# Problem statement
Please retype the data in full and exactly; the pictures are not part of the copy.

§

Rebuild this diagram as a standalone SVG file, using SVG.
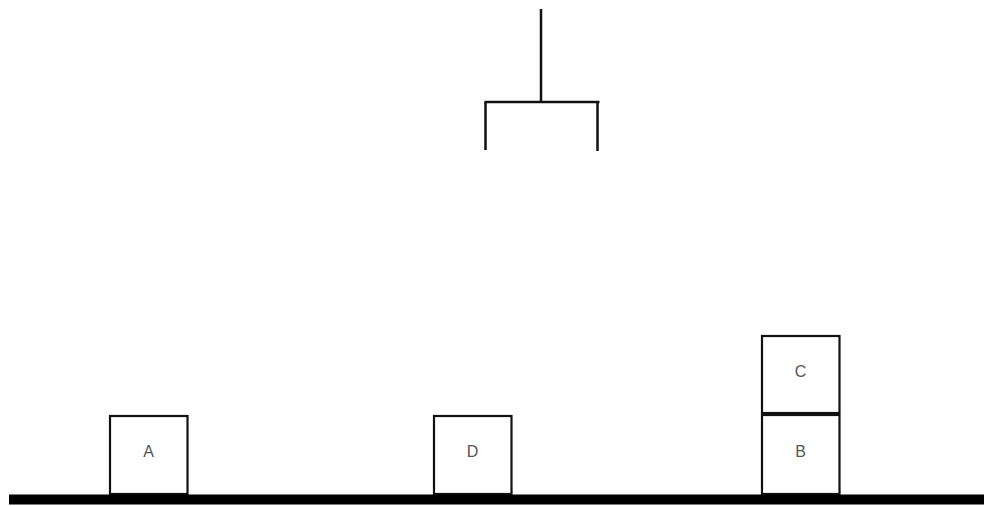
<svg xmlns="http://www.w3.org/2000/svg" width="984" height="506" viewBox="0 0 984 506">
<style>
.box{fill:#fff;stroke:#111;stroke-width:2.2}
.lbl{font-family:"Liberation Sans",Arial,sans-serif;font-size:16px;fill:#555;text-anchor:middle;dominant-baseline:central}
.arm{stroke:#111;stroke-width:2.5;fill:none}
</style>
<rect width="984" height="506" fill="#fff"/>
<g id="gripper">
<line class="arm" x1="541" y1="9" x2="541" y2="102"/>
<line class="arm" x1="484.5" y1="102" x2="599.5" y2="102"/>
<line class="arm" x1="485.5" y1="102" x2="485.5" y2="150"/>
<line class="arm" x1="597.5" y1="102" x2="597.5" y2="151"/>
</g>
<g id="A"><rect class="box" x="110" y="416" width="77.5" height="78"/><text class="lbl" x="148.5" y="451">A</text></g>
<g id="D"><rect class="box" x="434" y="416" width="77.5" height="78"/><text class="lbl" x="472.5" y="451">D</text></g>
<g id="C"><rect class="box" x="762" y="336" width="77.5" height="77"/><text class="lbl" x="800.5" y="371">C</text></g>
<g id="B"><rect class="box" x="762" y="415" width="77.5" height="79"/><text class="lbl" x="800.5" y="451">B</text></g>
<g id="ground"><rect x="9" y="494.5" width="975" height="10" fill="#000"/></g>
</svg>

§

# Finished exercise
Rebuild this diagram as a standalone SVG file, using SVG.
<svg xmlns="http://www.w3.org/2000/svg" width="984" height="506" viewBox="0 0 984 506">
<style>
.box{fill:#fff;stroke:#111;stroke-width:2.2}
.lbl{font-family:"Liberation Sans",Arial,sans-serif;font-size:16px;fill:#555;text-anchor:middle;dominant-baseline:central}
.arm{stroke:#111;stroke-width:2.5;fill:none}
</style>
<rect width="984" height="506" fill="#fff"/>
<g id="gripper">
<line class="arm" x1="541" y1="9" x2="541" y2="102"/>
<line class="arm" x1="484.5" y1="102" x2="599.5" y2="102"/>
<line class="arm" x1="485.5" y1="102" x2="485.5" y2="150"/>
<line class="arm" x1="597.5" y1="102" x2="597.5" y2="151"/>
</g>
<g id="A"><rect class="box" x="110" y="416" width="77.5" height="78"/><text class="lbl" x="148.5" y="451">A</text></g>
<g id="D"><rect class="box" x="434" y="416" width="77.5" height="78"/><text class="lbl" x="472.5" y="451">D</text></g>
<g id="C"><rect class="box" x="762" y="336" width="77.5" height="77"/><text class="lbl" x="800.5" y="371">C</text></g>
<g id="B"><rect class="box" x="762" y="415" width="77.5" height="79"/><text class="lbl" x="800.5" y="451">B</text></g>
<g id="ground"><rect x="9" y="494.5" width="975" height="10" fill="#000"/></g>
</svg>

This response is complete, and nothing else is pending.